5 Key Traits of Successful Admissions Offices

February 16th, 2010 by Bob Longmire Leave a reply »

Over the last several years, Longmire and Company has visited many campuses to conduct interactive training workshops for counselors and other staff members who have direct or indirect recruiting responsibility.

Some of our clients bring us in to address specific areas that need attention. Other clients that can boast high functioning, high-performing admissions and recruiting operations bring us in to help them get even better.

Regardless of where the client falls on scales of proficiency or performance, they share a common interest: To get better. Simply having a goal to get better sounds, well, rather simple. But it’s huge.

In our experience, high-performing admissions offices and the people who work in them exhibit five key traits.


Organizations, departments, and people who embrace change pave their own way toward improvement. Without the fundamental willingness to change, there is no road ahead.

The old adage holds true. You can’t do the same thing over and over again and expect different results. Improvement is, by definition, measured in differences. Greater success depends upon change. Willingness to change is not enough. Enthusiasm for change is the ideal.


There is always a better way. Always! The most successful people and organizations are constantly searching for a better way. It’s ever present in their thinking. Unless a department or a team member needs radical change, incremental change is fine. It adds up. The impact is sizable over time.


If you don’t measure it you can’t manage it. Once objectives are set, high achievers measure their performance toward reaching the desired objective. It’s a simple concept but hard to do. We recommend breaking down objectives into small increments so that they can be tracked on a daily or weekly basis.

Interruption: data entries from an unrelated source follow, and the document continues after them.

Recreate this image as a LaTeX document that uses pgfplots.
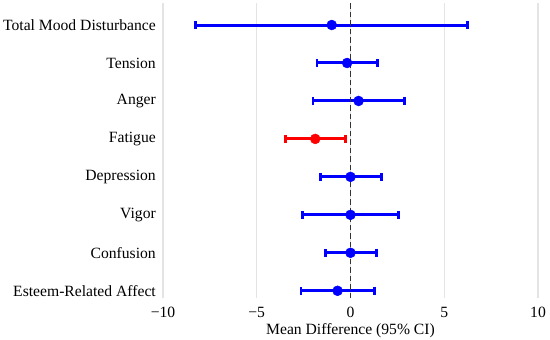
\documentclass[border=0pt]{standalone}
\usepackage{pgfplots}
\pgfplotsset{compat=1.18}
\usepackage{pgfplotstable}
\usepackage{fontspec}
\setmainfont{Liberation Serif}

\pgfplotstableread{
y x em ep
7 -1.00 7.25 7.24
6 -0.18 1.61 1.64
5 0.43 2.43 2.45
3 0.00 1.62 1.67
2 0.00 2.56 2.56
1 0.00 1.35 1.39
0 -0.69 1.95 1.96
}\bluedata
\pgfplotstableread{
y x em ep
4 -1.88 1.60 1.63
}\reddata

\begin{document}
\begin{tikzpicture}
\begin{axis}[
  name=ax,
  scale only axis,
  width=375bp, height=295bp,
  xmin=-10, xmax=10,
  ymin=-0.19, ymax=7.58,
  axis line style={draw=none},
  major tick length=0pt,
  xtick={-10,-5,0,5,10},
  xticklabels={−10,−5,0,5,10},
  ytick={0,1,2,3,4,5,6,7},
  yticklabels={Esteem-Related Affect,Confusion,Vigor,Depression,Fatigue,Anger,Tension,Total Mood Disturbance},
  xmajorgrids,
  major grid style={draw={rgb,255:red,228;green,228;blue,228}, line width=1.3bp},
  ticklabel style={font=\fontsize{15.7}{18}\selectfont, inner sep=0pt},
  yticklabel style={anchor=east, xshift=-7bp},
  xticklabel style={anchor=north, yshift=-9.3bp},
  xlabel={Mean Difference (95\% CI)},
  xlabel style={font=\fontsize{15.7}{18}\selectfont, at={(axis description cs:0.5,0)}, anchor=north, inner sep=0pt, yshift=-25.5bp},
  clip=false,
]
\addplot[blue, only marks, mark=*, mark size=5bp,
  error bars/.cd, x dir=both, x explicit, error mark=|,
  error bar style={line width=3bp, blue},
  error mark options={line width=2.8bp, mark size=4.1bp, blue}]
  table[x=x, y=y, x error minus=em, x error plus=ep]{\bluedata};
\addplot[red, only marks, mark=*, mark size=5bp,
  error bars/.cd, x dir=both, x explicit, error mark=|,
  error bar style={line width=3bp, red},
  error mark options={line width=2.8bp, mark size=4.1bp, red}]
  table[x=x, y=y, x error minus=em, x error plus=ep]{\reddata};
\addplot[black!80, line width=1.6bp, dash pattern=on 5.5bp off 3bp] coordinates {(0,-0.19) (0,7.58)};
\end{axis}
\pgfresetboundingbox
\useasboundingbox ([xshift=-163bp,yshift=-42bp]ax.south west) rectangle ([xshift=12bp,yshift=3bp]ax.north east);
\end{tikzpicture}
\end{document}
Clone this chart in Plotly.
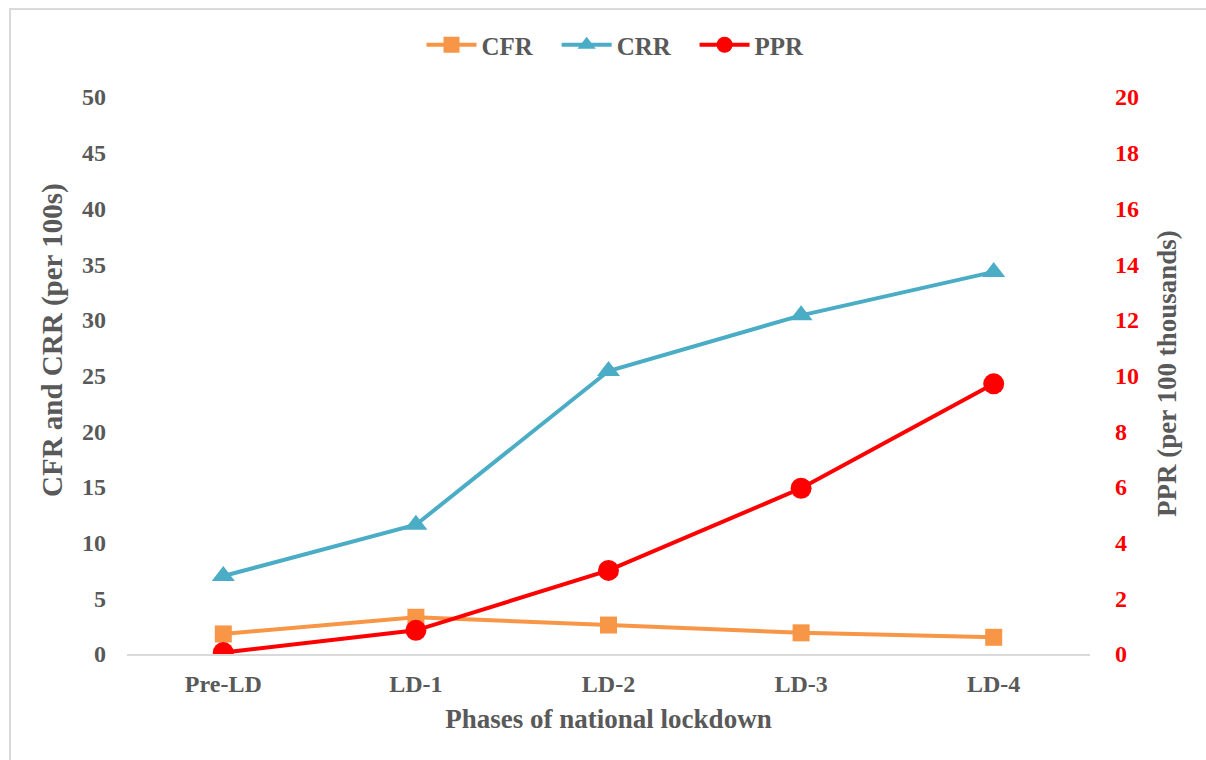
import plotly.graph_objects as go

phases = ["Pre-LD", "LD-1", "LD-2", "LD-3", "LD-4"]
cfr = [1.8, 3.3, 2.6, 1.9, 1.5]
crr = [7.0, 11.6, 25.4, 30.4, 34.3]
ppr = [0.05, 0.85, 3.0, 5.95, 9.7]

left_ticks = [0, 5, 10, 15, 20, 25, 30, 35, 40, 45, 50]
right_ticks = [0, 2, 4, 6, 8, 10, 12, 14, 16, 18, 20]

FONT = "Times New Roman, Liberation Serif, DejaVu Serif, serif"
GREY = "#595959"
FS = 24

fig = go.Figure()
fig.add_trace(go.Scatter(x=phases, y=cfr, name="<b>CFR</b>   ", mode="lines+markers",
                         line=dict(color="#F79646", width=4),
                         marker=dict(symbol="square", size=17, color="#F79646")))
fig.add_trace(go.Scatter(x=phases, y=crr, name="<b>CRR</b>   ", mode="lines+markers",
                         line=dict(color="#4BACC6", width=4),
                         marker=dict(symbol="triangle-up", size=20, color="#4BACC6")))
fig.add_trace(go.Scatter(x=phases, y=ppr, name="<b>PPR</b>", mode="lines+markers", yaxis="y2",
                         line=dict(color="#FF0000", width=4),
                         marker=dict(symbol="circle", size=21, color="#FF0000")))

W, H = 1206, 760
l, r, t, b = 127, 116, 97, 106
pw, ph = W - l - r, H - t - b

fig.update_layout(
    width=W, height=H,
    margin=dict(l=l, r=r, t=t, b=b),
    paper_bgcolor="white", plot_bgcolor="white",
    font=dict(family=FONT, color=GREY, size=FS),
    showlegend=True,
    legend=dict(orientation="h", x=0.5 + 7 / pw, xanchor="center", y=(H - b - 45) / ph, yanchor="middle",
                font=dict(size=25, color=GREY, family=FONT), itemwidth=50),
    xaxis=dict(type="category", range=[-0.5, 4.5], showgrid=False, showline=True,
               linecolor="#D9D9D9", linewidth=2, ticks="", zeroline=False,
               tickfont=dict(size=FS, color=GREY, family=FONT, weight="bold"),
               ticklabelstandoff=7,
               title=dict(text="<b>Phases of national lockdown</b>",
                          font=dict(size=27, color=GREY, family=FONT), standoff=13)),
    yaxis=dict(range=[0, 50], tickvals=left_ticks, showgrid=False, showline=False, zeroline=False,
               tickfont=dict(size=FS, color=GREY, family=FONT, weight="bold"), ticks="",
               ticklabelstandoff=20),
    yaxis2=dict(range=[0, 20], tickvals=right_ticks, overlaying="y", side="right", showgrid=False,
                showline=False, zeroline=False, ticks="",
                tickfont=dict(size=FS, color="#FF0000", family=FONT, weight="bold"),
                ticklabelstandoff=24),
    annotations=[
        dict(text="<b>CFR and CRR (per 100s)</b>", textangle=-90, showarrow=False,
             xref="paper", yref="paper", x=(52 - l) / pw, y=(H - b - 340) / ph,
             xanchor="center", yanchor="middle", font=dict(size=29, color=GREY, family=FONT)),
        dict(text="<b>PPR (per 100 thousands)</b>", textangle=-90, showarrow=False,
             xref="paper", yref="paper", x=(1167 - l) / pw, y=(H - b - 374) / ph,
             xanchor="center", yanchor="middle", font=dict(size=27, color=GREY, family=FONT)),
    ],
    shapes=[dict(type="rect", xref="paper", yref="paper",
                 x0=(10 - l) / pw, x1=(W + 20 - l) / pw,
                 y0=-(b + 20) / ph, y1=(H - b - 9) / ph,
                 line=dict(color="#D9D9D9", width=2), fillcolor="rgba(0,0,0,0)", layer="below")],
)

fig.write_html("out.html")
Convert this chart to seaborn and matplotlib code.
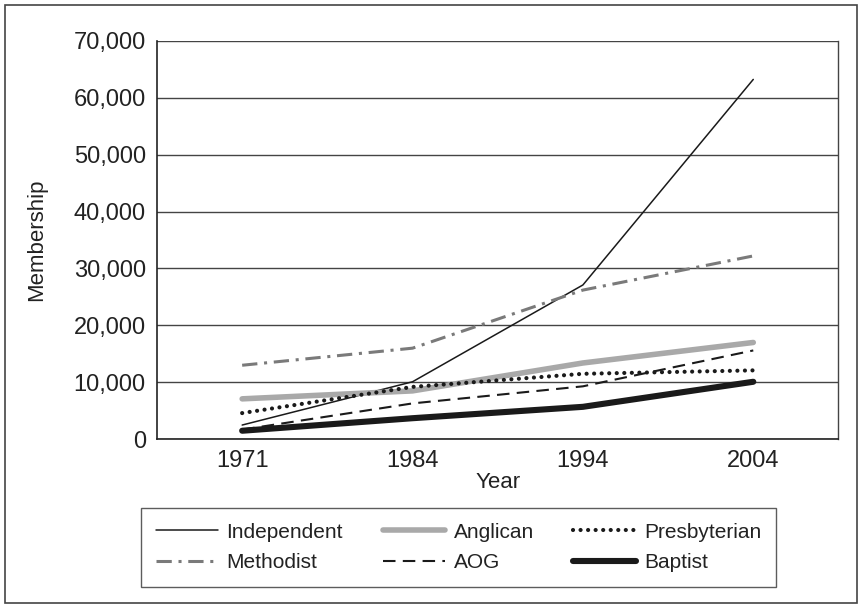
import numpy as np
import pandas as pd
import matplotlib
matplotlib.use("Agg")
import matplotlib.pyplot as plt
from matplotlib.patches import Rectangle
from matplotlib.ticker import FuncFormatter, FixedLocator
import seaborn as sns

# data
years = ["1971", "1984", "1994", "2004"]
independent = [2500, 10100, 27100, 63200]
anglican = [7100, 8500, 13400, 17000]
presbyterian = [4600, 9200, 11500, 12100]
methodist = [13000, 16000, 26200, 32200]
aog = [1700, 6300, 9300, 15600]
baptist = [1500, 3700, 5700, 10100]

series = {
    "Independent": independent,
    "Anglican": anglican,
    "Presbyterian": presbyterian,
    "Methodist": methodist,
    "AOG": aog,
    "Baptist": baptist,
}

styles = {
    "Independent": dict(color="#1a1a1a", lw=1.1, ls="-"),
    "Anglican": dict(color="#a9a9a9", lw=4.0, ls="-"),
    "Presbyterian": dict(color="#1a1a1a", lw=3.0, ls=(0, (0.01, 1.8)), dash_capstyle="round"),
    "Methodist": dict(color="#7a7a7a", lw=2.2, ls=(0, (5, 2.2, 1, 2.2))),
    "AOG": dict(color="#1a1a1a", lw=1.5, ls=(0, (6, 3.5))),
    "Baptist": dict(color="#1a1a1a", lw=4.4, ls="-"),
}

sns.set_theme(style="white")
plt.rcParams["font.family"] = ["Liberation Sans", "DejaVu Sans"]
plt.rcParams["text.color"] = "#222222"
plt.rcParams["axes.labelcolor"] = "#222222"
plt.rcParams["xtick.color"] = "#222222"
plt.rcParams["ytick.color"] = "#222222"

fig = plt.figure(figsize=(8.62, 6.08), dpi=100)
ax = fig.add_axes([0.1821, 0.2775, 0.7906, 0.6556])

x = np.arange(len(years))
handles = {}
for name, vals in series.items():
    df = pd.DataFrame({"x": x, "y": vals})
    st = styles[name]
    sns.lineplot(data=df, x="x", y="y", ax=ax, color=st["color"], linewidth=st["lw"],
                 linestyle=st["ls"], label=name, legend=False)
    line = ax.lines[-1]
    if "dash_capstyle" in st:
        line.set_dash_capstyle(st["dash_capstyle"])
    handles[name] = line

ax.set_xlim(-0.5, len(years) - 0.5)
ax.set_ylim(0, 70000)
ax.set_yticks(np.arange(0, 70001, 10000))
ax.yaxis.set_major_formatter(FuncFormatter(lambda v, p: f"{int(v):,}"))
ax.set_xticks(x)
ax.set_xticklabels(years)
ax.xaxis.set_minor_locator(FixedLocator(np.arange(-0.5, len(years), 1.0)))
ax.tick_params(axis="x", which="major", length=0, labelsize=17, pad=8)
ax.tick_params(axis="x", which="minor", length=5, width=1, color="#333333")
ax.tick_params(axis="y", which="major", length=5, width=1, color="#333333", labelsize=17, pad=3)
ax.grid(axis="y", color="#444444", linewidth=1)
ax.set_axisbelow(True)

for side in ["left", "bottom"]:
    ax.spines[side].set_color("#222222")
    ax.spines[side].set_linewidth(1.2)
ax.spines["right"].set_color("#444444")
ax.spines["right"].set_linewidth(1)
ax.spines["top"].set_visible(False)

ax.set_xlabel("Year", fontsize=16, labelpad=0)
ax.set_ylabel("Membership", fontsize=16, labelpad=19)

order = ["Independent", "Methodist", "Anglican", "AOG", "Presbyterian", "Baptist"]
leg = ax.legend([handles[n] for n in order], order, ncol=3, loc="upper center",
                bbox_to_anchor=(0.532, 0.1645), bbox_transform=fig.transFigure,
                fontsize=15, frameon=True, fancybox=False, handlelength=3.0,
                columnspacing=1.9, handletextpad=0.4, labelspacing=0.55,
                borderpad=0.7, borderaxespad=0)
leg.get_frame().set_edgecolor("#333333")
leg.get_frame().set_linewidth(1)

fig.patches.append(Rectangle((5 / 862, 5 / 608), 852 / 862, 598 / 608, transform=fig.transFigure,
                             fill=False, edgecolor="#444444", linewidth=1.2))

fig.savefig("out.png", dpi=100)
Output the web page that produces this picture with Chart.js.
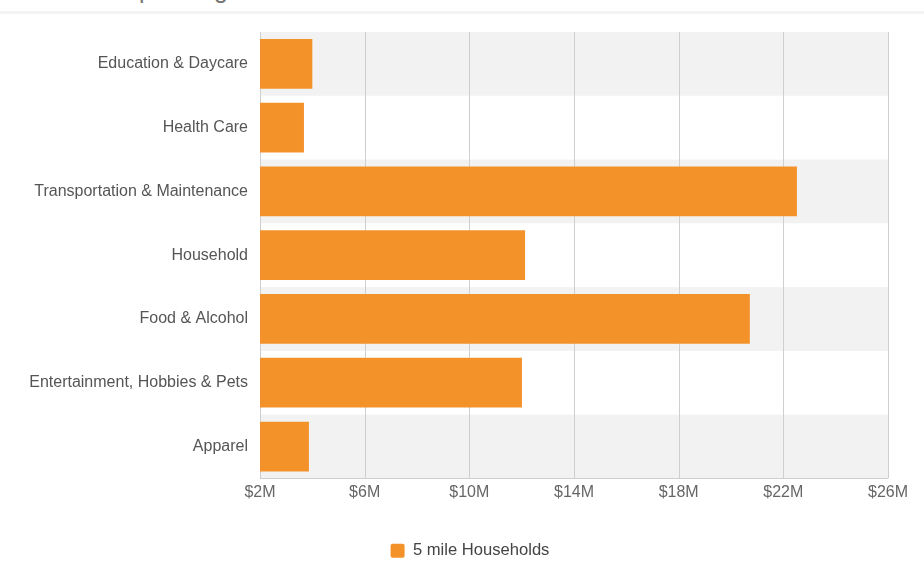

Once strategies and tactics are implemented, successful organizations validate whether they work as intended. If the desired result is being achieved, exploit it. If not, go back and determine a better way. Validation is easy when strategies and tactics are clearly defined and performance indicators are installed along the timeline of implementation.


Once all of the above is practiced continually it becomes ingrained in your personal and organization’s processes. It becomes natural and habitual. It becomes central to your culture. New players coming into the team learn it through osmosis and adapt to it.